I could not stop thinking about them, though. I was literally dreaming about them and the outfits I could create with them, so when the op shop was open again, I ran in and they were (thankfully) still there. I screamed, tried them on and they fit perfectly. I try to pair them with any outfit I can, now. The heel is a little chewed from a dog, but it kind of makes me love them more to be honest, and it adds to the story.

@k__eelz

Nina Gbor, writer, speaker and editor

One of my most treasured pieces is this 1950s black maxi ballroom skirt with gold specks. I used to volunteer at a charity shop called PDSA 10 years ago in the UK. One day, a lady whose mother had passed away brought in her mother’s clothes. She shared her mother’s story of how much she cherished her clothes when she was alive and how all her clothes were made by couturiers in Paris and Bond Street, London in the 1950s. I was shocked that she was offloading her mother’s prized treasures at an op shop so comfortably.

Being the vintage fiend that I am, I bought some of the pieces, including this beloved skirt. Somehow, I feel like the lady’s mother would be very happy that her beloved treasures went to someone who would love and cherish them as much as she did!

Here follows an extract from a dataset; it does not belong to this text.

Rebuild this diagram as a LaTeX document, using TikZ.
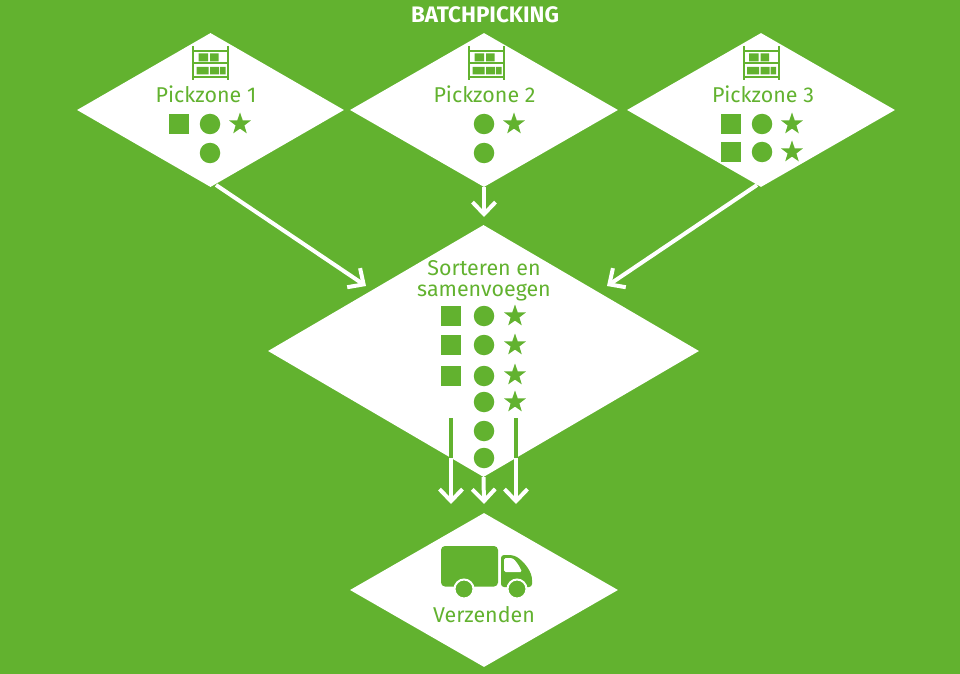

I’m a fan of period dramas (big shocker) so I’ve styled the 1950s vintage skirt with a medieval, royal vibe: a preloved Alannah Hill gold, floral embroidered top I found at a Melbourne consignment store; a long-sleeve top underneath; and I’ve finished the royal look with a crown from Marketplace. Because I still like to play dress-up!

@eco.styles

Sabina McKenna, curator, model and writer

This beautiful silk pinstripe jacket has been a staple of my wardrobe for about seven years. I bought it in New York City at my favourite consignment store called Tokio 7. It always has the best collection of vintage designer pieces; I love its collection because I always come across very rare items I’ve never seen anywhere else before. It’s also very well-priced and low-key, so you can browse for a good hour and try on a bunch of things without feeling annoying (lol). The shop has been there since 1995.

The jacket is Ganryu – which is one of Rei Kawakubo’s (Comme des Garçons) since-discontinued labels – by designer Fumito Ganryu, who started out with the company as a pattern maker for Junya Watanabe! I can wear this jacket with pretty much anything, anywhere, and it always feels extra special because of the story behind it.

@art_workr

Didn’t you hear? Loved clothes are cool.